====== Raw data ======

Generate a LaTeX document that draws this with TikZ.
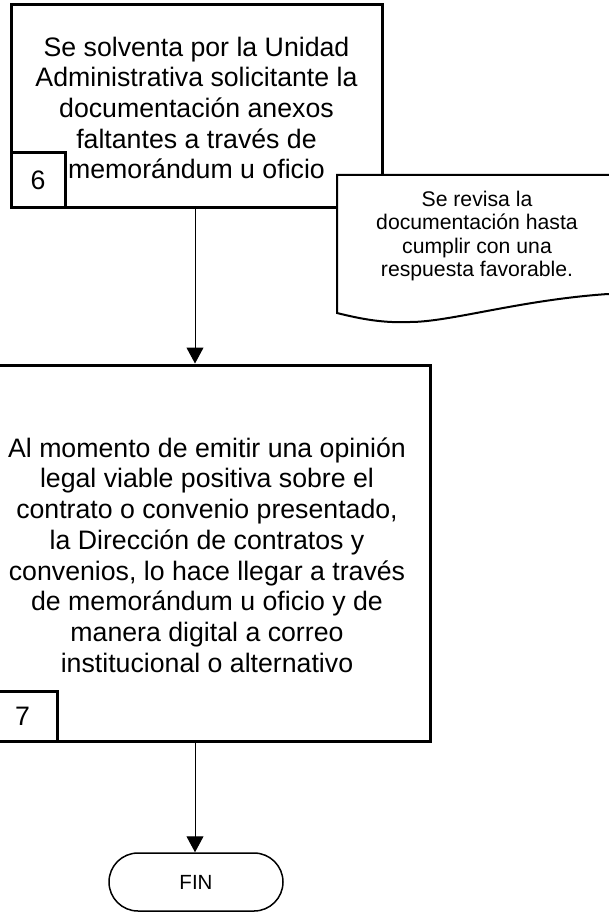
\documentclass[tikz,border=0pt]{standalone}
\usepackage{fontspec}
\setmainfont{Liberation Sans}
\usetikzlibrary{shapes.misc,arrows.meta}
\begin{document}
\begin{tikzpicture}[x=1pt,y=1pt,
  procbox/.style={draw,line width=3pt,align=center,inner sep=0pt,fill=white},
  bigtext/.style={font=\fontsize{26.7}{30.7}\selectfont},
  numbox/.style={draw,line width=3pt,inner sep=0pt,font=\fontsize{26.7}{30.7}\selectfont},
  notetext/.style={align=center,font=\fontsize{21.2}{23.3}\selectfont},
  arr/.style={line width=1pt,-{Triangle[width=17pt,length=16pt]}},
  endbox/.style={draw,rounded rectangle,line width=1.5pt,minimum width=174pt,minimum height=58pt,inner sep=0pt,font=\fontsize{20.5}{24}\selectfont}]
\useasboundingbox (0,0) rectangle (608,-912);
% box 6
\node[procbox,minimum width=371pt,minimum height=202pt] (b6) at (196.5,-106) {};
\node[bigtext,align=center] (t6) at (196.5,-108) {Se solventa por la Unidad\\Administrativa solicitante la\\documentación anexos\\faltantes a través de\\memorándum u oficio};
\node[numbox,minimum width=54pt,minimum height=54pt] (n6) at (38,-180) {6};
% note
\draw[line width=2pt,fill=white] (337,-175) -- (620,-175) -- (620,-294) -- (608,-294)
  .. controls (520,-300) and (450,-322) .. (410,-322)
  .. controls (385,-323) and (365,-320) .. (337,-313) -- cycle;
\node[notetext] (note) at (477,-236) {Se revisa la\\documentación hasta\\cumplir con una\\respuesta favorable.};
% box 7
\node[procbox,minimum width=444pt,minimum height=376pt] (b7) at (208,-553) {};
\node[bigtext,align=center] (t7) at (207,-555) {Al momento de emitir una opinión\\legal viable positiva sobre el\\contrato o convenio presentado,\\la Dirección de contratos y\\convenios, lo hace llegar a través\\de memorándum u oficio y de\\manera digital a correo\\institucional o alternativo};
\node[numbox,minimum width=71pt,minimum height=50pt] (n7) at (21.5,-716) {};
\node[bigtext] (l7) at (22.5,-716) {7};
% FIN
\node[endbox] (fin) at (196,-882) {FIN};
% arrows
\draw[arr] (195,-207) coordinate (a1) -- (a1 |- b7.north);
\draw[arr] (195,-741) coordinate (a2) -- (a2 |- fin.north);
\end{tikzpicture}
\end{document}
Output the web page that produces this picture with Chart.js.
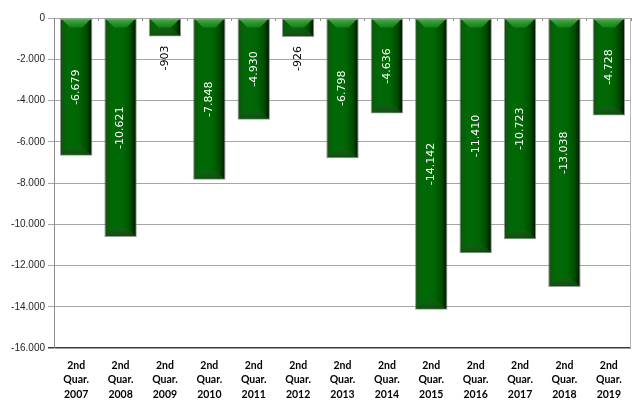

======

* Instructions to follow *
Copy every record above exactly, leaving out any pictures.

* Task solution *
Generate a LaTeX document that draws this with TikZ.
\documentclass[tikz,border=0pt]{standalone}
\usepackage{fontspec}
\setmainfont{Liberation Sans}
\usetikzlibrary{shapes.misc,arrows.meta}
\begin{document}
\begin{tikzpicture}[x=1pt,y=1pt,
  procbox/.style={draw,line width=3pt,align=center,inner sep=0pt,fill=white},
  bigtext/.style={font=\fontsize{26.7}{30.7}\selectfont},
  numbox/.style={draw,line width=3pt,inner sep=0pt,font=\fontsize{26.7}{30.7}\selectfont},
  notetext/.style={align=center,font=\fontsize{21.2}{23.3}\selectfont},
  arr/.style={line width=1pt,-{Triangle[width=17pt,length=16pt]}},
  endbox/.style={draw,rounded rectangle,line width=1.5pt,minimum width=174pt,minimum height=58pt,inner sep=0pt,font=\fontsize{20.5}{24}\selectfont}]
\useasboundingbox (0,0) rectangle (608,-912);
% box 6
\node[procbox,minimum width=371pt,minimum height=202pt] (b6) at (196.5,-106) {};
\node[bigtext,align=center] (t6) at (196.5,-108) {Se solventa por la Unidad\\Administrativa solicitante la\\documentación anexos\\faltantes a través de\\memorándum u oficio};
\node[numbox,minimum width=54pt,minimum height=54pt] (n6) at (38,-180) {6};
% note
\draw[line width=2pt,fill=white] (337,-175) -- (620,-175) -- (620,-294) -- (608,-294)
  .. controls (520,-300) and (450,-322) .. (410,-322)
  .. controls (385,-323) and (365,-320) .. (337,-313) -- cycle;
\node[notetext] (note) at (477,-236) {Se revisa la\\documentación hasta\\cumplir con una\\respuesta favorable.};
% box 7
\node[procbox,minimum width=444pt,minimum height=376pt] (b7) at (208,-553) {};
\node[bigtext,align=center] (t7) at (207,-555) {Al momento de emitir una opinión\\legal viable positiva sobre el\\contrato o convenio presentado,\\la Dirección de contratos y\\convenios, lo hace llegar a través\\de memorándum u oficio y de\\manera digital a correo\\institucional o alternativo};
\node[numbox,minimum width=71pt,minimum height=50pt] (n7) at (21.5,-716) {};
\node[bigtext] (l7) at (22.5,-716) {7};
% FIN
\node[endbox] (fin) at (196,-882) {FIN};
% arrows
\draw[arr] (195,-207) coordinate (a1) -- (a1 |- b7.north);
\draw[arr] (195,-741) coordinate (a2) -- (a2 |- fin.north);
\end{tikzpicture}
\end{document}
Output the web page that produces this picture with Chart.js.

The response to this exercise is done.